- _Task_
Across the material below, how many lines contain the word "this"? Give only the number.

- _Data listing_
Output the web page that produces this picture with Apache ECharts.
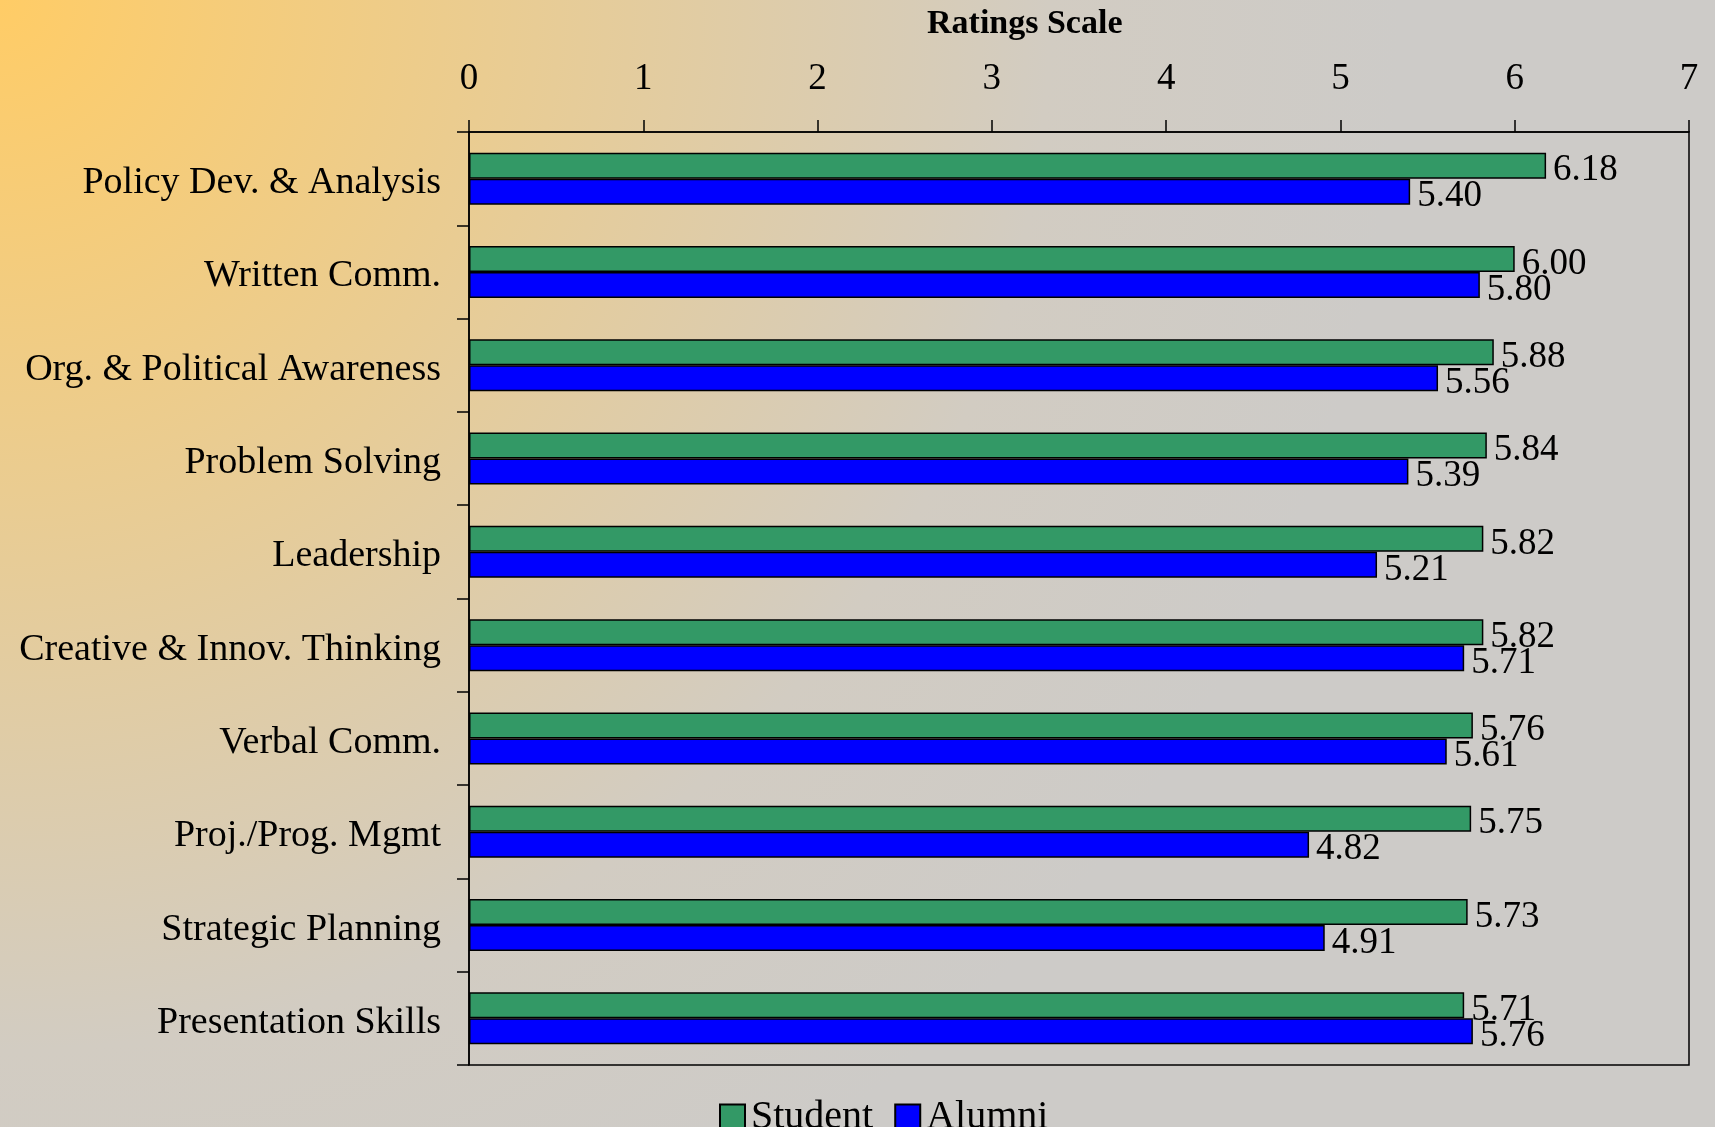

--

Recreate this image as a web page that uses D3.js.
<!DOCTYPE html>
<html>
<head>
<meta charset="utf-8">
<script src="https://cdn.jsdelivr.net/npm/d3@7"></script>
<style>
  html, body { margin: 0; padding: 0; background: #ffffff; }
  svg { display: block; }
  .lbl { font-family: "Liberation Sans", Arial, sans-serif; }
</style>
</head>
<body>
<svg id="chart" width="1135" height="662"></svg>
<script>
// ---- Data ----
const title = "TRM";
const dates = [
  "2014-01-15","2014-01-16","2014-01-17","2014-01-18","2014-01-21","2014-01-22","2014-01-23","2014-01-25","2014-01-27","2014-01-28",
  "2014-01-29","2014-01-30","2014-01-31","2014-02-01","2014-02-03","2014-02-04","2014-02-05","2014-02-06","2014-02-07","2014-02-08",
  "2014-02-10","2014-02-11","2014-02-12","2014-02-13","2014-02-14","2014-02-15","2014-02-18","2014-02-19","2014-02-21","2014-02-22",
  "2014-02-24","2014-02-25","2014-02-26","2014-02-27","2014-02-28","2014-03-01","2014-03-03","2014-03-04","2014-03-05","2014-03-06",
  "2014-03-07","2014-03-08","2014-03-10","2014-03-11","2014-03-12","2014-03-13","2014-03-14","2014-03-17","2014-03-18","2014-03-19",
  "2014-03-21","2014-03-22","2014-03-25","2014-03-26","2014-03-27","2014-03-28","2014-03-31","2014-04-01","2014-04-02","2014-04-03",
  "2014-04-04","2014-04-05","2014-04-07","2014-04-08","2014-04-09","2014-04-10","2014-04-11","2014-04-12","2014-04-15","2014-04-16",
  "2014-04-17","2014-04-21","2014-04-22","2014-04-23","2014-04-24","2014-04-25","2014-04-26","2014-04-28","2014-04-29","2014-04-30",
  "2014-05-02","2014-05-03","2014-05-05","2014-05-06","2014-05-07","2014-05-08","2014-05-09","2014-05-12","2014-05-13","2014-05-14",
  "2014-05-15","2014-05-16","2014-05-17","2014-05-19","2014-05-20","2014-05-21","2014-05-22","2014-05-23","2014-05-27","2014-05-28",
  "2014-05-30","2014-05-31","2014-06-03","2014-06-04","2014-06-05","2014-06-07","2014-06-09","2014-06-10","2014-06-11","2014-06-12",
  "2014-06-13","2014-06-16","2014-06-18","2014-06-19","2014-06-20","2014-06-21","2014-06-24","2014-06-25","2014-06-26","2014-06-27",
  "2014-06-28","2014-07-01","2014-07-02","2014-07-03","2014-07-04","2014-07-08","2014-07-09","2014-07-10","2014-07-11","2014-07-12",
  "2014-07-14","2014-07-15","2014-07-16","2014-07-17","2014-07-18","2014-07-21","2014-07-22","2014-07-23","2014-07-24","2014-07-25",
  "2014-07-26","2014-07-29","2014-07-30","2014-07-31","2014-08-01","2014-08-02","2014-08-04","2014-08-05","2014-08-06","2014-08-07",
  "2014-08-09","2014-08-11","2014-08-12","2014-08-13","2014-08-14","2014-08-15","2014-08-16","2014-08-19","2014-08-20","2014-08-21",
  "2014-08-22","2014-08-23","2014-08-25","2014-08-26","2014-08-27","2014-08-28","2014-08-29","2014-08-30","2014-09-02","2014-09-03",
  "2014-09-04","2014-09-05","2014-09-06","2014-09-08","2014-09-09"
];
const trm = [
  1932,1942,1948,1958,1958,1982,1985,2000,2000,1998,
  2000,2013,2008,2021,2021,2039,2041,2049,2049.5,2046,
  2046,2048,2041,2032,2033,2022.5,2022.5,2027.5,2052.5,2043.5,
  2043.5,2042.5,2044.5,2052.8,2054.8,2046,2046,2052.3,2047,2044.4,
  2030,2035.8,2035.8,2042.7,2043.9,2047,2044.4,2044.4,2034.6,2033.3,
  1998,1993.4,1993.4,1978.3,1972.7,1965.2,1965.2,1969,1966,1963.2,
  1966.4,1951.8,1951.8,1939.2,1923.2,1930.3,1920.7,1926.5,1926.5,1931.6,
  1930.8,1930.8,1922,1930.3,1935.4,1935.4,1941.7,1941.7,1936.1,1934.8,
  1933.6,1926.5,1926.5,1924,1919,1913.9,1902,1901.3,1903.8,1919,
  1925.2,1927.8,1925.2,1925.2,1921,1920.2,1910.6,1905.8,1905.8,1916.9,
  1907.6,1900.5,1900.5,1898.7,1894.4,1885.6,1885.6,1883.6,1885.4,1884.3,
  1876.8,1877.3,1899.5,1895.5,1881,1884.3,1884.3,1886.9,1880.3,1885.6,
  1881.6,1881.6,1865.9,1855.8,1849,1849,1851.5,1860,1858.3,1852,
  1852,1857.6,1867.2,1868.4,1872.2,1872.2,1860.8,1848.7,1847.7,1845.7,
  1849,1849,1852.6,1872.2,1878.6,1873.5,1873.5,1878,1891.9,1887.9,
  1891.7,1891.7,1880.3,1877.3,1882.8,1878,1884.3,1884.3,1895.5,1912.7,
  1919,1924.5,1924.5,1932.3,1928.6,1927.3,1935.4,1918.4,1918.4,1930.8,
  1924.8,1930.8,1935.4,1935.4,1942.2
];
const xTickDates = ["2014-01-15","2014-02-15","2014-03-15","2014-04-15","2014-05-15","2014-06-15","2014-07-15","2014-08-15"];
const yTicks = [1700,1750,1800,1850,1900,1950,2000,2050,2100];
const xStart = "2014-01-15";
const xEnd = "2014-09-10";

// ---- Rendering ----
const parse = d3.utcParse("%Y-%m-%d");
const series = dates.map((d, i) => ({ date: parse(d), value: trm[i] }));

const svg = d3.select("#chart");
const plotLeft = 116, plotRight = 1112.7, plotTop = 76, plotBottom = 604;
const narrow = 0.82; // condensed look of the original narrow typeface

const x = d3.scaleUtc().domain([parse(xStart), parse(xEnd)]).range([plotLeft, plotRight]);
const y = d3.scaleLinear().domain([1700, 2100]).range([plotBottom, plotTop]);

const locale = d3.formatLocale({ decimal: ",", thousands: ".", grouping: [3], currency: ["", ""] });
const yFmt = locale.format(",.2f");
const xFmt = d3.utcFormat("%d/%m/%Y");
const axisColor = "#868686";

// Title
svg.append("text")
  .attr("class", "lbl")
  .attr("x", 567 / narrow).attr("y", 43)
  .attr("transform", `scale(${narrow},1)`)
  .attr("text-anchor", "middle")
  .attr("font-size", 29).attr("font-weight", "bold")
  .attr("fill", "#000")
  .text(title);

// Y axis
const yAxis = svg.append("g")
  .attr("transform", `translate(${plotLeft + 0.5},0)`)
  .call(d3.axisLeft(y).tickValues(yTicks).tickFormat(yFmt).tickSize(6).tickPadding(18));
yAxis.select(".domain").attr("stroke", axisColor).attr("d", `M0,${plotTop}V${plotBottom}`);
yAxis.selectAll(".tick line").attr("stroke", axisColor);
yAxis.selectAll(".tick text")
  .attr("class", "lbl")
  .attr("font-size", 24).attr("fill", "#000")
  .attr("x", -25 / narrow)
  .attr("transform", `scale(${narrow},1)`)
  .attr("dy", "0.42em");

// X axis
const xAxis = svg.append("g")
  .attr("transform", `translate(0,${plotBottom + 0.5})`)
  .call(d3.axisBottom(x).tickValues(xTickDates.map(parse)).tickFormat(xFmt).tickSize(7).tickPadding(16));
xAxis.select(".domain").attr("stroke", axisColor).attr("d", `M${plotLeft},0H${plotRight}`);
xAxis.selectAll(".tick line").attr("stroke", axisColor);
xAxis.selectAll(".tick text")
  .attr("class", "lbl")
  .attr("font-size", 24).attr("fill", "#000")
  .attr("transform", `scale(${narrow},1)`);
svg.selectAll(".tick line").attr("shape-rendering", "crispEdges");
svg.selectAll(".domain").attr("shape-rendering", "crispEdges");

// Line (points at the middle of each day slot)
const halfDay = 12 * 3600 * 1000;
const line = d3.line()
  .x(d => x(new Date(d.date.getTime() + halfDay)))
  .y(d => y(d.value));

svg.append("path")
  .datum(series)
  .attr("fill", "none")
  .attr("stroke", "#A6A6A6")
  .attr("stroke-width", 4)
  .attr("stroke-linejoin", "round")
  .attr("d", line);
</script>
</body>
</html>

- _Full solution_
2